Review by Mr. Patrick
Bingham-Hall, Publisher / Photographer
Singapore-based WOHA Architects have long
been advocates of the ultimate ‘green city’ – one that would be comprised of
more vegetation than if it were left as wilderness – and the PARKROYAL on
Pickering was designed as a hotel-as-garden that would double the green-growing
potential of its site. Adorned by frangipani and palm trees and draped with
tropical plants, curvaceous sky-gardens are cantilevered at every fourth level
between the blocks of guest rooms.

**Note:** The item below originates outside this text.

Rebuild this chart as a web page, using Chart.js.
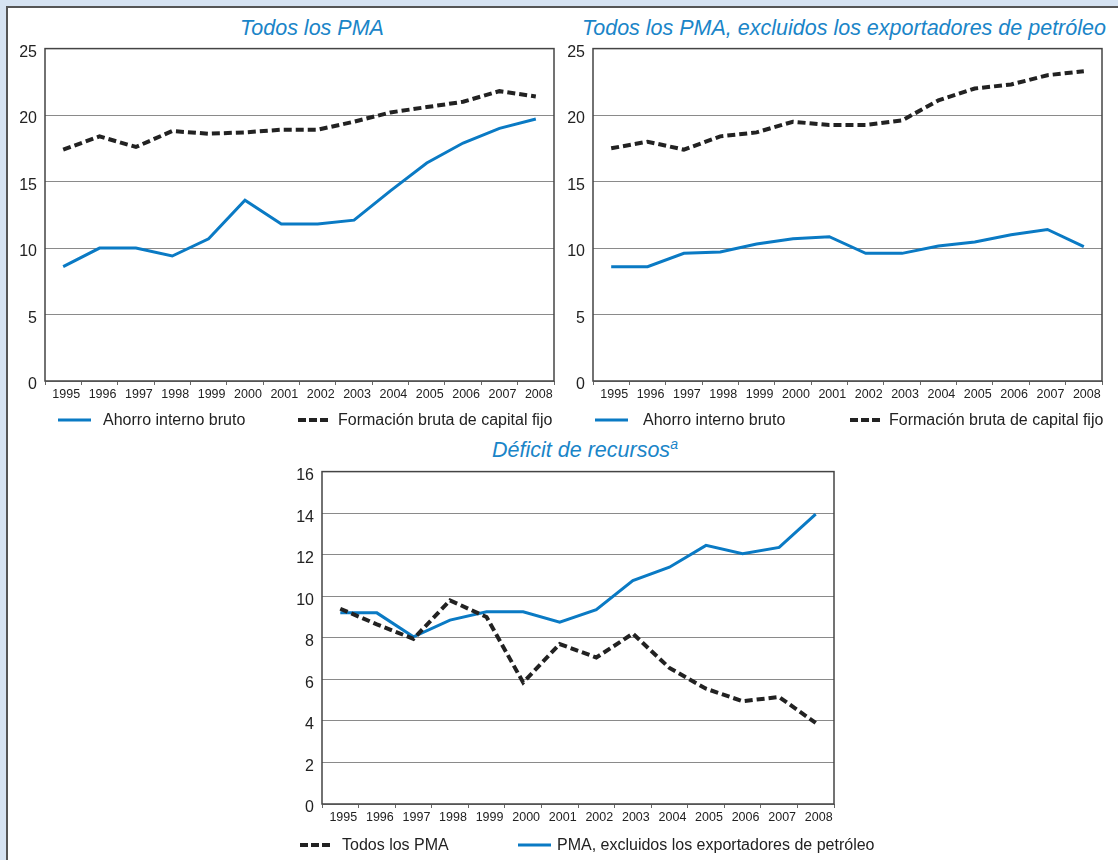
<!DOCTYPE html>
<html>
<head>
<meta charset="utf-8">
<script src="https://cdn.jsdelivr.net/npm/chart.js@4.4.0/dist/chart.umd.min.js"></script>
<style>
  html, body { margin: 0; padding: 0; }
  body { width: 1118px; height: 860px; background: #d6e3f2; position: relative; overflow: hidden;
         font-family: "Liberation Sans", Arial, sans-serif; }
  #panel { position: absolute; left: 6px; top: 6px; width: 1120px; height: 860px; background: #fff;
           border-top: 2px solid #555; border-left: 2px solid #555; box-sizing: border-box; }
  canvas { position: absolute; }
  .title { position: absolute; color: #1a85c8; font-style: italic; font-size: 21.5px; line-height: 24px;
           white-space: nowrap; transform: translateX(-50%); }
  .title sup { font-size: 14px; vertical-align: 0; position: relative; top: -8px; }
  .leg { position: absolute; font-size: 16px; line-height: 18px; color: #222; white-space: nowrap; }
  .sample { position: absolute; }
</style>
</head>
<body>
<div id="panel"></div>

<div class="title" style="left:312px; top:16px;">Todos los PMA</div>
<div class="title" style="left:844px; top:16px;">Todos los PMA, excluidos los exportadores de petróleo</div>
<div class="title" style="left:585px; top:438px;">Déficit de recursos<sup>a</sup></div>

<canvas id="chartTodos" style="left:0px; top:31px;" width="556" height="384"></canvas>
<canvas id="chartSinPetroleo" style="left:548px; top:31px;" width="560" height="384"></canvas>
<canvas id="chartDeficit" style="left:277px; top:454px;" width="565" height="384"></canvas>

<!-- leyendas -->
<svg class="sample" style="left:58px; top:417px;" width="33" height="6"><line x1="0" y1="3" x2="33" y2="3" stroke="#0a7ac4" stroke-width="3"/></svg>
<div class="leg" style="left:103px; top:411px;">Ahorro interno bruto</div>
<svg class="sample" style="left:298px; top:417px;" width="33" height="6"><line x1="0" y1="3" x2="33" y2="3" stroke="#222" stroke-width="4" stroke-dasharray="8 3"/></svg>
<div class="leg" style="left:338px; top:411px;">Formación bruta de capital fijo</div>

<svg class="sample" style="left:595px; top:417px;" width="33" height="6"><line x1="0" y1="3" x2="33" y2="3" stroke="#0a7ac4" stroke-width="3"/></svg>
<div class="leg" style="left:643px; top:411px;">Ahorro interno bruto</div>
<svg class="sample" style="left:850px; top:417px;" width="33" height="6"><line x1="0" y1="3" x2="33" y2="3" stroke="#222" stroke-width="4" stroke-dasharray="8 3"/></svg>
<div class="leg" style="left:889px; top:411px;">Formación bruta de capital fijo</div>

<svg class="sample" style="left:300px; top:842px;" width="33" height="6"><line x1="0" y1="3" x2="33" y2="3" stroke="#222" stroke-width="4" stroke-dasharray="8 3"/></svg>
<div class="leg" style="left:342px; top:836px;">Todos los PMA</div>
<svg class="sample" style="left:518px; top:842px;" width="33" height="6"><line x1="0" y1="3" x2="33" y2="3" stroke="#0a7ac4" stroke-width="3"/></svg>
<div class="leg" style="left:557px; top:836px;">PMA, excluidos los exportadores de petróleo</div>

<script>
// Datos (porcentaje del PIB)
const years = ['1995', '1996', '1997', '1998', '1999', '2000', '2001', '2002', '2003', '2004', '2005', '2006', '2007', '2008'];

const ahorroTodos = [8.6, 10.0, 10.0, 9.4, 10.7, 13.6, 11.8, 11.8, 12.1, 14.3, 16.4, 17.9, 19.0, 19.7];
const formacionTodos = [17.4, 18.4, 17.6, 18.8, 18.6, 18.7, 18.9, 18.9, 19.5, 20.2, 20.6, 21.0, 21.8, 21.4];

const ahorroSinPetroleo = [8.6, 8.6, 9.6, 9.7, 10.3, 10.7, 10.85, 9.6, 9.6, 10.15, 10.45, 11.0, 11.4, 10.1];
const formacionSinPetroleo = [17.5, 18.0, 17.4, 18.4, 18.7, 19.5, 19.25, 19.25, 19.6, 21.1, 22.0, 22.3, 23.0, 23.3];

const deficitTodos = [9.4, 8.65, 7.95, 9.8, 9.0, 5.85, 7.7, 7.05, 8.2, 6.55, 5.55, 4.95, 5.15, 3.9];
const deficitSinPetroleo = [9.2, 9.2, 8.05, 8.85, 9.25, 9.25, 8.75, 9.35, 10.75, 11.4, 12.45, 12.05, 12.35, 13.95];

const BLUE = '#0a7ac4';
const BLACK = '#222222';
const FONT = '"Liberation Sans", Arial, sans-serif';

// marco del área del gráfico
const framePlugin = {
    id: 'frame',
    afterDatasetsDraw(chart) {
        const a = chart.chartArea;
        const ctx = chart.ctx;
        ctx.save();
        ctx.strokeStyle = '#444';
        ctx.lineWidth = 1.5;
        ctx.strokeRect(a.left, a.top, a.right - a.left, a.bottom - a.top);
        ctx.restore();
    }
};

function blueSet(data) {
    return { data: data, borderColor: BLUE, borderWidth: 3, pointRadius: 0, tension: 0, fill: false };
}

function dashedSet(data) {
    return { data: data, borderColor: BLACK, borderWidth: 4, borderDash: [8, 4], pointRadius: 0, tension: 0, fill: false };
}

function makeChart(id, datasets, yMax, yStep, pad) {
    return new Chart(document.getElementById(id).getContext('2d'), {
        type: 'line',
        data: { labels: years, datasets: datasets },
        options: {
            responsive: false,
            animation: false,
            layout: { padding: pad },
            plugins: { legend: { display: false }, title: { display: false }, tooltip: { enabled: false } },
            scales: {
                x: {
                    offset: true,
                    border: { display: false },
                    grid: { offset: true, drawOnChartArea: false, tickLength: 4, color: '#666' },
                    ticks: { font: { family: FONT, size: 12.5 }, color: '#222', padding: 2, labelOffset: 3,
                             maxRotation: 0, autoSkip: false },
                    afterFit(scale) { scale.height = 34; }
                },
                y: {
                    min: 0,
                    max: yMax,
                    border: { display: false },
                    grid: { color: '#8a8a8a', lineWidth: 1, drawTicks: false },
                    ticks: { stepSize: yStep, font: { family: FONT, size: 16 }, color: '#222', padding: 8, labelOffset: 4 },
                    afterFit(scale) { scale.width = 45; }
                }
            }
        },
        plugins: [framePlugin]
    });
}

document.addEventListener('DOMContentLoaded', function() {
    makeChart('chartTodos', [blueSet(ahorroTodos), dashedSet(formacionTodos)], 25, 5,
              { top: 8, right: 2, left: 0, bottom: 0 });
    makeChart('chartSinPetroleo', [blueSet(ahorroSinPetroleo), dashedSet(formacionSinPetroleo)], 25, 5,
              { top: 8, right: 6, left: 0, bottom: 0 });
    makeChart('chartDeficit', [dashedSet(deficitTodos), blueSet(deficitSinPetroleo)], 16, 2,
              { top: 8, right: 8, left: 0, bottom: 0 });
});
</script>
</body>
</html>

Greenery flourishes throughout the entire
complex, and the trees and gardens of the hotel appears to merge with those of
the adjoining park as one continuous sweep of urban parkland.
The PARKROYAL on Pickering occupies a long
and narrow site on the western edge of the central business district, between
Hong Lim Park and the HDB apartment blocks of Chinatown, and overlooks the
historic shophouse district between the park and the Singapore River. The
development could thus respond to many varied environments, it could provide
public connections between those zones, and as the building would be extremely
visible, the architects could make a grand (and green) urban gesture.
A twelve-storey tower above a five-storey
podium is placed on an E plan, so that all guest rooms look north to the park
and/or into the sky gardens, whilst the services and the external connecting
corridors were placed on the southern elevation. As the hotel is ‘self-shaded’
– by the projecting sky gardens and the adjacency of the three room-blocks –
and shielded from early morning and afternoon sun by adjoining buildings, the
rooms could be fully glazed (by low-emissivity glass) without external
screening devices.
The podium represents a monumental
embellishment to the Singapore streetscape, and has thus immediately achieved
something that no other recent building has even attempted in the city.
Referred to by WOHA as ‘topographical architecture’, stratified layers of
pre-cast concrete weave through a modular grid of cylindrical columns without
interruption, and without acknowledgment of the boundaries between exterior and
interior. Cascades flow down from swimming pools and garden terraces on the
podium roof, over the ‘eroded rock-forms’ of the striated mass, and into
crevices and ledges from which trees and vines can thrive.
The PARKROYAL on Pickering is a very public
and very Singaporean hotel. The architecture responds specifically to the
intricacies of the city – the height of the ubiquitous tree canopies, the size
and orientation of the adjoining tower blocks, and the proportions of the
historic streetscapes – and retains a human scale at all times, in stark
contrast to the generic abstraction of the surrounding office buildings.